-- START OF Collected material --

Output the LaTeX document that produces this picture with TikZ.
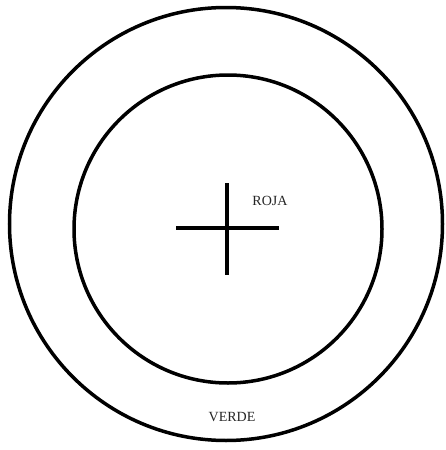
\documentclass[tikz,border=0pt]{standalone}
\usepackage{fontspec}
\setmainfont{Liberation Serif}
\begin{document}
\begin{tikzpicture}[x=1pt,y=-1pt,
  ring/.style={draw=black,line width=3.5pt},
  bar/.style={draw=black,line width=3.5pt},
  lbl/.style={font=\fontsize{14}{16}\selectfont,text=black!85}]
\useasboundingbox (0,0) rectangle (445,450);
\fill[white] (0,0) rectangle (445,450);
\node[ring,circle,minimum size=433pt,inner sep=0pt] (outer) at (226,224) {};
\node[ring,circle,minimum size=308pt,inner sep=0pt] (inner) at (228,229) {};
\coordinate (hl) at (176,228);
\coordinate (hr) at (279,228);
\coordinate (vt) at (227,183);
\coordinate (vb) at (227,275);
\draw[bar] (hl) -- (hr);
\draw[bar] (vt) -- (vb);
\node[lbl] (roja) at (270,201) {ROJA};
\node[lbl] (verde) at (232,417) {VERDE};
\end{tikzpicture}
\end{document}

-- END OF Collected material --

> _Given exercise_
Every line is to be duplicated exactly, though pictures stay out.

> _Result for this exercise_
Output the LaTeX document that produces this picture with TikZ.
\documentclass[tikz,border=0pt]{standalone}
\usepackage{fontspec}
\setmainfont{Liberation Serif}
\begin{document}
\begin{tikzpicture}[x=1pt,y=-1pt,
  ring/.style={draw=black,line width=3.5pt},
  bar/.style={draw=black,line width=3.5pt},
  lbl/.style={font=\fontsize{14}{16}\selectfont,text=black!85}]
\useasboundingbox (0,0) rectangle (445,450);
\fill[white] (0,0) rectangle (445,450);
\node[ring,circle,minimum size=433pt,inner sep=0pt] (outer) at (226,224) {};
\node[ring,circle,minimum size=308pt,inner sep=0pt] (inner) at (228,229) {};
\coordinate (hl) at (176,228);
\coordinate (hr) at (279,228);
\coordinate (vt) at (227,183);
\coordinate (vb) at (227,275);
\draw[bar] (hl) -- (hr);
\draw[bar] (vt) -- (vb);
\node[lbl] (roja) at (270,201) {ROJA};
\node[lbl] (verde) at (232,417) {VERDE};
\end{tikzpicture}
\end{document}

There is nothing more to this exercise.